Dress up: Seriously? I don’t own a suit, jacket or tie and haven’t in years. I think I have a nice pair of pants somewhere, but even when I had to go to the office I rarely wore anything more elaborate than jeans.
Show up: The only time I’ve gone to an office in the past year and a half is to use a printer or pick up some item that I don’t have at home.
OK, I’m being cynical. Most people will have to get up, dress up (or at least put on pants), and show up sometimes. Even me. But let’s get over the assumption that there’s anything incredibly grand or special about doing so. As Chris Rock asked “what do you want, a cookie?” For most jobs, where required, these are minimal requirements, not enough to do well, or in most cases even get hired.
That brings up the big one, the one that our education system is designed to pound into you, and that is one of the most destructive lessons you can ever learn:
Never give up: For the industrial worker era, this was mantra, and our entire education and workforce management system was built around it. Discipline and tenacity, along with their counterparts compliance and obedience, were the core of what you had to do. Much of our culture, as well as many of our religious norms are designed around it. Calvinism was practically designed to focus us on this, because that was what mattered if you wanted to have a “good life.” (I guess old John Calvin and I will never agree on what constitutes a “good life.”) Unfortunately, it’s had it’s run and we need to cast it off along with all the systems that reinforce it.
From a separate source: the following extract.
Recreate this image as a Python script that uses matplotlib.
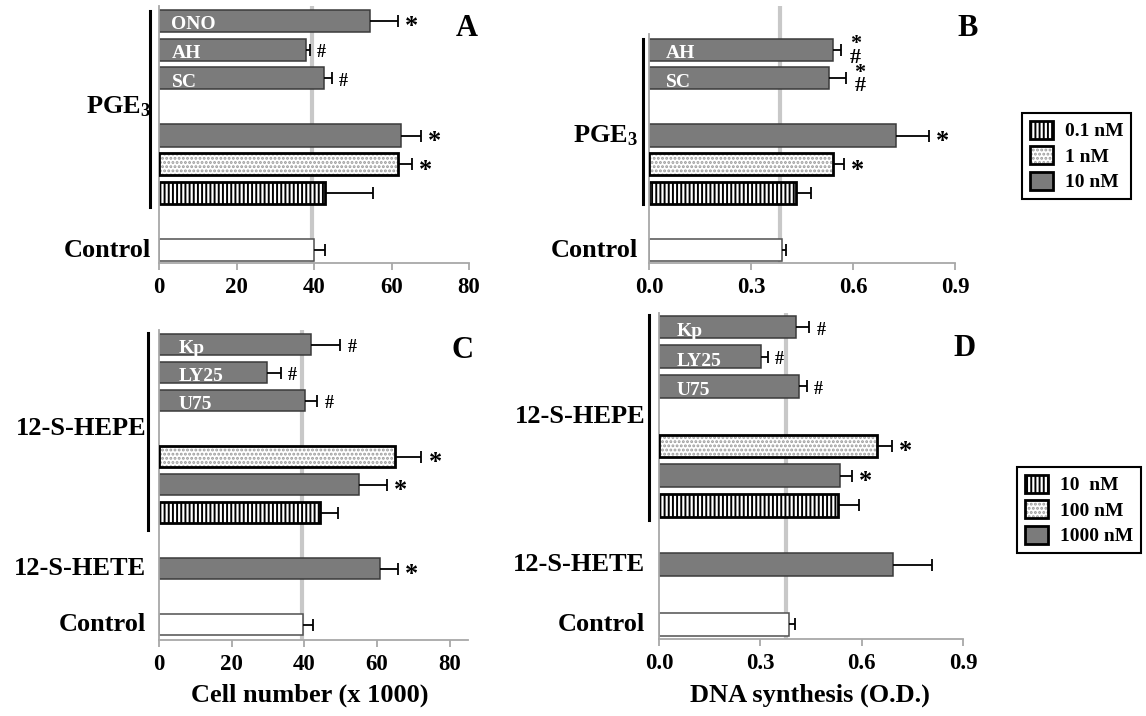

Every day I make thousands of decisions, big and small. Few of them relate to “how to keep going and not give up.” The most important ones are all about what to give up on quickly because it’s not worth continuing. Being obedient, compliant, and never giving up at the things you were told to do was the essence of work in the industrial age. Giving up quickly on things that are more trouble than they’re worth is what it takes to be successful today. If you’re in a job that pays more than minimum wage, there probably isn’t going to be anybody to tell you what is and isn’t worth giving up on. You’ll have to figure it out yourself.
So it’s troubling to me that so many people — the majority of them white men — are still clinging to these old outdated notions. As Schrager notes, it means that a huge chunk of the workforce is destined to remain un- or under-employed.
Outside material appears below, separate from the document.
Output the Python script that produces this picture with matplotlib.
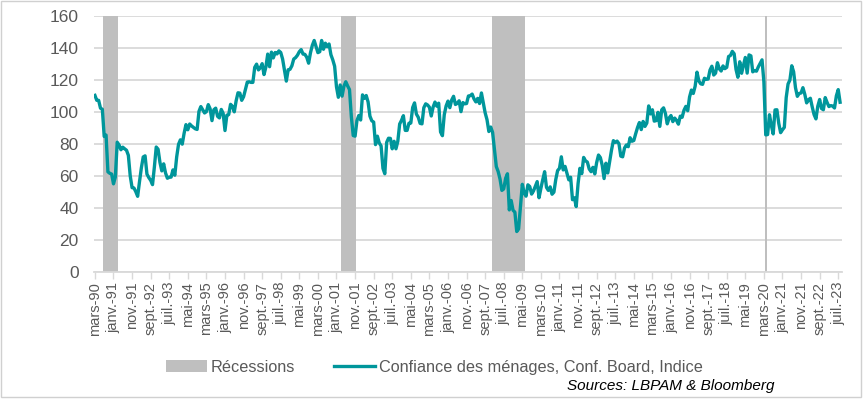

To break this, we need to break the education system as it exists. Any system that teaches rote learning and memorization (when you can easily search for the answer online), or that emphasizes obedience and compliance with rules, when the most important skill is figuring out what you don’t need to do, is going to fail its students going forward. Unfortunately, the places that are most in need of change are the ones clinging most desperately to the old ways and ancient ideas. They are also plagued with chronic unemployment, divorce, drug abuse and suicide. That’s what happens when you raise people to live in a world that no longer exists and as Schrager writes, isn’t coming back no matter what we do.
When I’ve expressed this sentiment before, I’ve been accused of being an “elitist,” because my education and experience allow me to do the kind of jobs that require judgement and invention, and that I’m “talking down” to people who need things to be kept simpler. I don’t see it that way, in fact, I see the opposite.
During WWII, George Patton famously said that you should “Never tell people how to do things. Tell them what to get done and they will surprise you with their ingenuity.” Patton was not speaking of Ivy League educated senior managers, he was talking about American GIs, most of whom had less education than today’s high school graduates. David Packard (founder of HP, and later Deputy Secretary of Defense) said that the right way to run things was to give people challenging objectives and the tools they needed to accomplish them, then get out of their way. He was speaking of workers in a factory.
There’s no elitism in saying that the average American worker can figure out what needs to get done (and conversely what doesn’t). The elitism is in those who look down their noses at a large portion of the population, determine that they aren’t worthy of such trust, dump them into an education system that reinforces the notion that they should never deviate from rote obedience, then mouth empty words about patriotism and tradition and Jesus and whatever else they can think of to make this state of affairs acceptable.
There’s a word for something that is always there, always ready, always looks good and always does what it’s told until it’s told to stop: a robot. “Get up, dress up, show up and never give up” is the mantra of an automaton. These days, even my Roomba is getting smarter about figuring out what to not bother with, either because it’s beyond its ability to clean up, or because there’s nothing there to clean, so why waste time going through the motions? People are going to need to be a lot smarter than that to keep up.